I figure that there must have been some semblance of romance on campus in the past, so I set out to find out when romance died the date of the romantic apocalypse, if you will.
It turns out there never was much romance to be found in the first place. Coeducation did not usher in the era of hand-holding and stargazing as I had suspected; it just made casual hook-ups more convenient.
"A frat basement is not conducive to real communication between the sexes," Harold Ambler '87 and Bethany Rogers '87 said in the 1985 freshman issue of The Dartmouth. "Loud music, free-flowing (often spilling) beer, and an uncomfortable crush of people induce something akin to despair."
Apparently they didn't think being pinned against gyrating, rhythm-less couples sucking face was fun.
"Beer does tend to promote indiscriminate groping however, which although it may be fun for a while, tends to get a little old when all you do every weekend is lick the beer sweat off some random freshman's neck then spend the rest of the next morning hung over, trying to remember her name and wipe the cashmere off your tongue," Dan Donahue '99 wrote in a 1996 editorial in The Dartmouth.
While I'm not sure how many people are actually wearing cashmere on a night out, I think Donahue would be underwhelmed by the changes (or lack thereof) in the hook-up culture in the last 14 years.
Perhaps there hasn't been much change because Dartmouth's dating woes hearken back to the days before Donahue or any current students were born.
In 1965, a group of students created a dating organization called Sceptre to help romantically challenged Dartmouth men find women for the weekends.
"When a student desiring a date visits Sceptre, he fills out a card with information concerning the type of date he wants (drinker, dancer, etc.)," The Dartmouth reported in 1965. Students could also specify the desired height, weight and hair color of their prospective dates.
That little "etc." leaves a lot to the imagination, but I'd hazard a guess that the other categories were not "great conversationalist" and "intellectual."
Ambler and Rodgers predicted in 1985 that frats would slowly lose their dominance over the social scene and students would begin to date in a more traditional way. Oh well. It was a nice thought, guys.

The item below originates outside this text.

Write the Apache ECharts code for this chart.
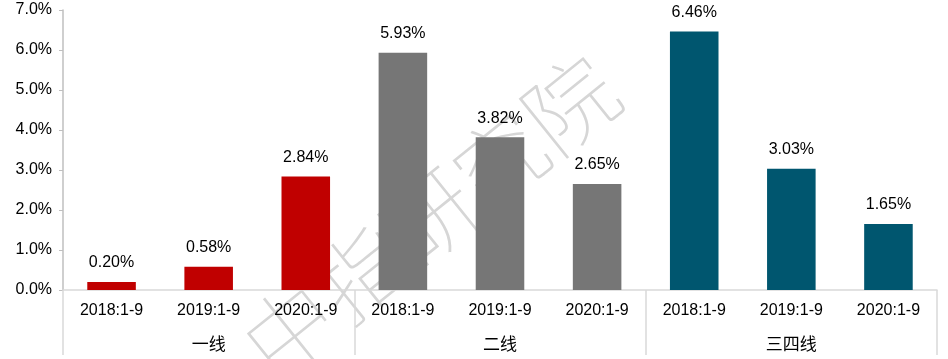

Several editorials in The Dartmouth over the past 20 years have blamed a lack of communication and understanding between the sexes for the College's dating woes.
"Dinner at Murphy's, roughly translated into the Dartmouth mentality, means something like, Yes, I want to bear your children,'" Donahue wrote.
Despite our dazzling intellect, Dartmouth students seem to have difficulty in the romantic communication department. Perhaps one day we will be able to get over our fear of real dates, but for now, keep practicing your hormonal rando-avoidance tactics.